Anthony 'AJ' Donofrio, Son Of 'Mob Wives' Star, Pleads Not Guilty To Drug Charges

Anthony "AJ" Donofrio, son of “Mob Wives” star Angela "Big Ang" Raiola, pleaded not guilty on Wednesday to two class B felony charges relating to a drug operation. Donofrio turned himself in to law enforcement personnel on Tuesday after a six-month NYPD investigation, during which Donofrio and four others allegedly sold narcotics to undercover officers in Brooklyn.
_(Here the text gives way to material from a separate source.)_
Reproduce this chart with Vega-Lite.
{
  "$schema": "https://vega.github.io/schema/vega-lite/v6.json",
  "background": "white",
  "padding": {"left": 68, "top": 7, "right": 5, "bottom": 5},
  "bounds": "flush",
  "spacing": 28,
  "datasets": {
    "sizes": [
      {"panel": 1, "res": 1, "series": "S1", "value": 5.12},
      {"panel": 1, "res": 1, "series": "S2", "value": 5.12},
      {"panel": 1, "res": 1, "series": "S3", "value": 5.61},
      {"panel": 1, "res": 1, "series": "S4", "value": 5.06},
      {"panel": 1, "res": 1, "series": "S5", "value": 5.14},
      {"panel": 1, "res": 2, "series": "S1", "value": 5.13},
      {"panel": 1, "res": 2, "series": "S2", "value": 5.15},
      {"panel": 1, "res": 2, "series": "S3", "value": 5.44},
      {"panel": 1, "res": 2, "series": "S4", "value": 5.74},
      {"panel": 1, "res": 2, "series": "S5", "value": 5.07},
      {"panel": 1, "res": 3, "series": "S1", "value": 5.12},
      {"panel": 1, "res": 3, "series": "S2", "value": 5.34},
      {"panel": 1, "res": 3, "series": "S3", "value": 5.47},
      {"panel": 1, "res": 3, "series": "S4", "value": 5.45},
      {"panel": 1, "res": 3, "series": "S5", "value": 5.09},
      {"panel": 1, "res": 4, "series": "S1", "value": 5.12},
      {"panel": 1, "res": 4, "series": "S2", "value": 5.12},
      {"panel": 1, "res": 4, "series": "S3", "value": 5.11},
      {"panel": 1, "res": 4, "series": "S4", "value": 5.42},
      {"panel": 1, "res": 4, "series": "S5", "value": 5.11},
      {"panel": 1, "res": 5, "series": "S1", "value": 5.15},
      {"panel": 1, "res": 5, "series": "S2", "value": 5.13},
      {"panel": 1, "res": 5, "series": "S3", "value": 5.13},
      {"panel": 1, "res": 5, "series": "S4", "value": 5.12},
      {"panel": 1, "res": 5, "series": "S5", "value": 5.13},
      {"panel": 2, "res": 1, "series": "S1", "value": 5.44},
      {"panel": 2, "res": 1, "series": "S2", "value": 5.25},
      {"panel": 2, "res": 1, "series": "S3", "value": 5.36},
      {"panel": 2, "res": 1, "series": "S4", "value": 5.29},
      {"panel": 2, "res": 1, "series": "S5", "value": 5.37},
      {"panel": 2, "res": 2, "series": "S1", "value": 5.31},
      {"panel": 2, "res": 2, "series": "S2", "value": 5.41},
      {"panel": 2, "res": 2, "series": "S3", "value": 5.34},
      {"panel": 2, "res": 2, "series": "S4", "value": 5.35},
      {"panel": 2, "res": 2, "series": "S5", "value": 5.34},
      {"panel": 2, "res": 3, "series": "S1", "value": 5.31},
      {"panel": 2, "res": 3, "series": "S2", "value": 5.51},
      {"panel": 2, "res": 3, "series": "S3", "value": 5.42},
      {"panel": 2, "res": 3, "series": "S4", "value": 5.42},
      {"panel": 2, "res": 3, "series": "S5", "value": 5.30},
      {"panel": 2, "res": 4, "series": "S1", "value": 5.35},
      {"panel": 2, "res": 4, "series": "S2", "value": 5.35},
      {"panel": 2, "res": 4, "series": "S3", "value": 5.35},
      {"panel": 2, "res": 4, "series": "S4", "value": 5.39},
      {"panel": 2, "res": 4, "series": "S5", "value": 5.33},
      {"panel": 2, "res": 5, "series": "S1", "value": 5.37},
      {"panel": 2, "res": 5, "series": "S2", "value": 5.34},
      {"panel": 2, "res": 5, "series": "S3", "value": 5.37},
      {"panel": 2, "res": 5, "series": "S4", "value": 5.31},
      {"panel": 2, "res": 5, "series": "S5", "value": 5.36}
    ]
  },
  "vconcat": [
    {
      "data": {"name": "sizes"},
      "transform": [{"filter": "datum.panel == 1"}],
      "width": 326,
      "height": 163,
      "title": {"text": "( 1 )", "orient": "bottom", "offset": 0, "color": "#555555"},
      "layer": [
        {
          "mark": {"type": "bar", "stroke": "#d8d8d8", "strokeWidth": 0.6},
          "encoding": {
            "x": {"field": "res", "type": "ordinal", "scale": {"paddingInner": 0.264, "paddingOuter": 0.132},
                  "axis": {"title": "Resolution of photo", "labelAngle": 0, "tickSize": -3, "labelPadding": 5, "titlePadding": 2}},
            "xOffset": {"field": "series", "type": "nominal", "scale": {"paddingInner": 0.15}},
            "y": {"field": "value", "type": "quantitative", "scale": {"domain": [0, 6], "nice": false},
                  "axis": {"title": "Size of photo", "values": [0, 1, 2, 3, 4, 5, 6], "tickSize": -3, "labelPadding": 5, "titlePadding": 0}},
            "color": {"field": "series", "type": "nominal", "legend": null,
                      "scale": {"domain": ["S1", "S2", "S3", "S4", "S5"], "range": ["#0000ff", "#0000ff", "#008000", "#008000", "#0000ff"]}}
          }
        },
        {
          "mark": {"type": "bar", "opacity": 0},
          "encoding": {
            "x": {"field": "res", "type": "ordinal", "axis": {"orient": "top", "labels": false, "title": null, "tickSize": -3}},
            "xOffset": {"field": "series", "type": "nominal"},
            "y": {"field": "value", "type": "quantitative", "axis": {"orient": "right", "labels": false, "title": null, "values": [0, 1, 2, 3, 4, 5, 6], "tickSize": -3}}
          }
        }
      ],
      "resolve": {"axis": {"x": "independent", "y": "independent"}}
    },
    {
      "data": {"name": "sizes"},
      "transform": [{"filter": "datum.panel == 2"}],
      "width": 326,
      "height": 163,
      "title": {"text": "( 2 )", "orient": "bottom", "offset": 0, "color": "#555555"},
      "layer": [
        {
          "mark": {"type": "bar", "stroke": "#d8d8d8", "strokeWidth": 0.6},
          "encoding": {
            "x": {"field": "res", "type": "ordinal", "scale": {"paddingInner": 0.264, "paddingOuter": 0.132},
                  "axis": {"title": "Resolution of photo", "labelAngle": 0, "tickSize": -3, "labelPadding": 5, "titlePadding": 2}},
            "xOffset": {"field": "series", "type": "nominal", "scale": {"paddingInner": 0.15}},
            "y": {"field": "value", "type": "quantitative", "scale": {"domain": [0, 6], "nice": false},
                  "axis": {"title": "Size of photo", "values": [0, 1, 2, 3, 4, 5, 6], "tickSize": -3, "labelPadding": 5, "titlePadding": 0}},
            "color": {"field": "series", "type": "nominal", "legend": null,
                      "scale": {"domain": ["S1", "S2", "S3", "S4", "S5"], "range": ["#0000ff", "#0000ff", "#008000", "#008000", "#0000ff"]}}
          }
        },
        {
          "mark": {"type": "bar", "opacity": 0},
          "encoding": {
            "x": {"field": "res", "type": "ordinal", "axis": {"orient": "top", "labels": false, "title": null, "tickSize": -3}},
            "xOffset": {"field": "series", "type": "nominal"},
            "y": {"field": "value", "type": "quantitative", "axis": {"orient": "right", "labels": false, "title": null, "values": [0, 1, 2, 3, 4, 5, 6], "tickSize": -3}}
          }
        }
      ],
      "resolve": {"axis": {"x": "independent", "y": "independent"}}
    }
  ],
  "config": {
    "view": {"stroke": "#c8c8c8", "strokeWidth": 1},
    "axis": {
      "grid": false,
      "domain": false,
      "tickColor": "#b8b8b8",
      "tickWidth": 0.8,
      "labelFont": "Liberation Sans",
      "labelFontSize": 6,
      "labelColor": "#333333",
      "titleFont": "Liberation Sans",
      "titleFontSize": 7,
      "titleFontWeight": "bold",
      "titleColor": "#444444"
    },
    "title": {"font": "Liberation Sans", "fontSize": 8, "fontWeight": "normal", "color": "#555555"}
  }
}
At the arraignment, Assistant District Attorney Tim Gearom called Donofrio the “ringleader” of his four co-defendants. Together they are charged with 50 counts of conspiracy and criminal sale and possession of controlled substances. The defendants, Gearom said, allegedly possessed and sold more than 700 oxycodone pills and other drugs in Brooklyn on several occasions since December, most recently on May 30.

Gearom said prosecutors have evidence that Donofrio initially sold two ounces of oxycodone to an undercover officer. The officer asked for a larger amount, and Donofrio allegedly discussed the sale several times with co-defendant Michael Donovan. Some of the discussions were caught on audiotape, Gearom said.

However, Donofrio’s attorney, Lance Lazzaro, told The Huffington Post that his client maintains he “didn’t do it.”

Most family and friends watched the arraignment steely-eyed and straight-faced, but at least one onlooker buried her head in her lap, crying, during the proceedings.

Raiola -- who pleaded guilty in 2003 to selling cocaine-- was nowhere to be seen in the courtroom.

Lazzaro will make bail arguments on Thurdsay in front of Judge James Sullivan, who will preside over the case. Until then, Donofrio’s bail has been held at $200,000. Lazzaro called the amount “ridiculous.”

“There is no likelihood of jail whatsoever on this case,” Lazzaro said, adding that in “this court” there is “a presumption of innocence.”

Donofrio’s co-defendants were arraigned Wednesday with bail set at $200,000 each.

If convicted, Donofrio faces up to eight years in prison for conspiracy in the second degree.